Despite the lovely setting of this respectable sun-kissed little town with clean streets and nice-looking people the grisliest things happen behind closed doors and it’s not necessarily all down to the sunflower mask-wearing kidnappers.
The murderous set pieces are sure to stay in the memory (and may cause laughter) considering how they follow the film’s aesthetic by looking rather cute and/or childlike – big plastic torture devices attached to heads and male crotches, remote control cars with explosives, and a microwave with a “bun in the oven.”
These aren’t necessarily the worst bits of the violence and abuse. The more realistic and brutal stuff that audiences will find the most affecting involves adults exploiting and hurting vulnerable teens in scenes seen on screen and bought up in dialogue. From realistic beatings, and some physical mutilation carried out by a figure of justice in the clutches of rage, to some stomach-churning rape scenes, the worst transgressions are definitely committed by adults. The death games the sunflower villain organises are sadistic but it fits into the wider idea that adults are the problem, not kids answering the question as to why someone might try and commit suicide.

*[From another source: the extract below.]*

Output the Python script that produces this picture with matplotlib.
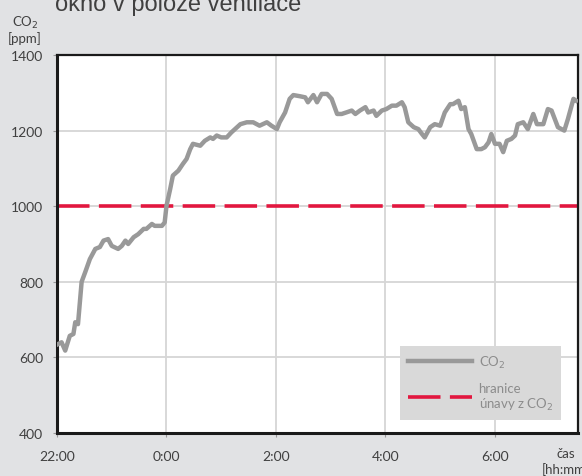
import matplotlib
matplotlib.use("Agg")
import matplotlib.pyplot as plt
from matplotlib.lines import Line2D

# minutes after 22:00
minutes = [1, 5, 9, 14, 18, 20, 23, 27, 31, 36, 42, 47, 51, 56, 60, 67, 71, 75, 78, 84,
           89, 95, 98, 104, 107, 115, 118, 120, 124, 127, 133, 138, 142, 146, 149, 157,
           162, 168, 171, 175, 180, 186, 191, 201, 208, 215, 222, 230, 235, 241, 244,
           250, 255, 259, 266, 272, 275, 281, 285, 290, 296, 301, 307, 312, 317, 323,
           327, 332, 338, 341, 347, 350, 356, 361, 367, 372, 378, 381, 385, 391, 396,
           400, 403, 409, 414, 420, 425, 431, 434, 440, 443, 447, 451, 454, 460, 465,
           469, 473, 476, 480, 485, 489, 493, 498, 502, 505, 511, 516, 522, 526, 533,
           538, 542, 549, 556, 560, 566, 569]
co2 = [635, 640, 618, 657, 662, 693, 688, 800, 826, 860, 887, 892, 909, 913, 895, 887,
       895, 909, 900, 918, 926, 940, 940, 953, 948, 948, 957, 1001, 1045, 1081, 1094,
       1112, 1125, 1151, 1165, 1160, 1173, 1182, 1178, 1187, 1182, 1182, 1195, 1217,
       1222, 1222, 1213, 1222, 1213, 1204, 1222, 1248, 1284, 1294, 1291, 1288, 1275,
       1294, 1275, 1297, 1297, 1284, 1244, 1244, 1248, 1253, 1244, 1253, 1262, 1248,
       1253, 1239, 1253, 1257, 1266, 1266, 1275, 1262, 1222, 1209, 1204, 1191, 1182,
       1209, 1217, 1213, 1248, 1270, 1270, 1279, 1257, 1262, 1204, 1191, 1151, 1151,
       1156, 1169, 1191, 1165, 1165, 1143, 1173, 1178, 1187, 1217, 1222, 1204, 1244,
       1217, 1217, 1257, 1253, 1209, 1200, 1231, 1284, 1279]
limit_value = 1000
x_ticks = [0, 120, 240, 360, 480]
x_tick_labels = ["22:00", "0:00", "2:00", "4:00", "6:00"]
y_ticks = [400, 600, 800, 1000, 1200, 1400]

bg = "#e1e2e4"
txt = "#404040"
fig = plt.figure(figsize=(5.82, 4.77), dpi=100, facecolor=bg)
ax = fig.add_axes([57/582, 1-434/477, (578-57)/582, (434-56)/477])
ax.set_facecolor("white")

ax.set_xlim(0, 571)
ax.set_ylim(400, 1400)
ax.set_xticks(x_ticks)
ax.set_xticklabels(x_tick_labels)
ax.set_yticks(y_ticks)
ax.grid(True, color="#d6d6d6", lw=1.3)
ax.set_axisbelow(True)
ax.tick_params(axis="x", pad=9)
ax.tick_params(axis="y", pad=7)
ax.tick_params(axis="both", length=3, color="#999999", labelsize=10, labelcolor=txt)
for t in ax.get_xticklabels() + ax.get_yticklabels():
    t.set_fontfamily("Lato")

for side in ["left", "bottom"]:
    ax.spines[side].set_linewidth(2.2)
    ax.spines[side].set_color("#1a1a1a")
for side in ["top", "right"]:
    ax.spines[side].set_linewidth(1.6)
    ax.spines[side].set_color("#1a1a1a")

ax.plot(minutes, co2, color="#999999", lw=3.2, solid_joinstyle="round", zorder=3)
ax.axhline(limit_value, color="#e2173f", lw=2.6, dashes=(9.0, 2.6), zorder=2)

handles = [Line2D([0], [0], color="#999999", lw=3.2),
           Line2D([0], [0], color="#e2173f", lw=2.6, dashes=(9.0, 2.6))]
labels = ["CO$_2$", "hranice\núnavy z CO$_2$"]
leg = ax.legend(handles, labels, loc="lower right", bbox_to_anchor=(0.967, 0.034),
                frameon=True, fancybox=False, facecolor="#d9d9d9", edgecolor="#d9d9d9",
                framealpha=1, handlelength=4.85, handletextpad=0.5, labelspacing=0.9,
                borderpad=0.6, borderaxespad=0,
                prop={"family": "Lato", "size": 9.5}, labelcolor="#8c8c8c")
leg.get_frame().set_linewidth(0)

fig.text(55/582, 1-11/477, "okno v poloze ventilace", fontsize=17,
         family=["Liberation Sans Narrow", "Liberation Sans"], color=txt, va="baseline")
fig.text(25/582, 1-30/477, "CO$_2$\n[ppm]", fontsize=9.5, family="Lato", color=txt,
         ha="center", va="center", linespacing=1.1)
fig.text(566/582, 1-462/477, "čas\n[hh:mm]", fontsize=9.5, family="Lato", color=txt,
         ha="center", va="center", linespacing=1.2)

fig.savefig("out.png", dpi=100, facecolor=bg)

Naito’s direction is purposefully hyperactive at times, slow and contemplative when he wants the audience to think. He engages with all sorts of editing and framing techniques. The 80 minute run time feels a lot quicker due to the mixing and matching of styles and it fits in with the candy-coloured sugar-filled death romp.
Puzzle is a nasty film from the get-go. The director cloaks the darkness of the story at first with its visual approach. Initial suicide attempt aside, it presents itself with a smile, its cutesy aesthetics and a seemingly clean cut cast of characters living in what appears to be a normal town, but deep down drumming away beats a baleful heart of bitter blood and black bile as we experience just how rotten people can be. A dark and disciplined little exploration into the horrific side-effects of abuse, Puzzle is a film that will leave audiences reeling.
While there’s a term for a fear of kids and teens, there’s not one I could find for adults which says it all really…
I have reviewed one other adaptation of a Yusuke Yamada novel and that’s Oyayubi Sagashi (2006)
I may try and review The Crone.
This marks my 1000th post on this blog and I hope to continue going! Thanks for reading!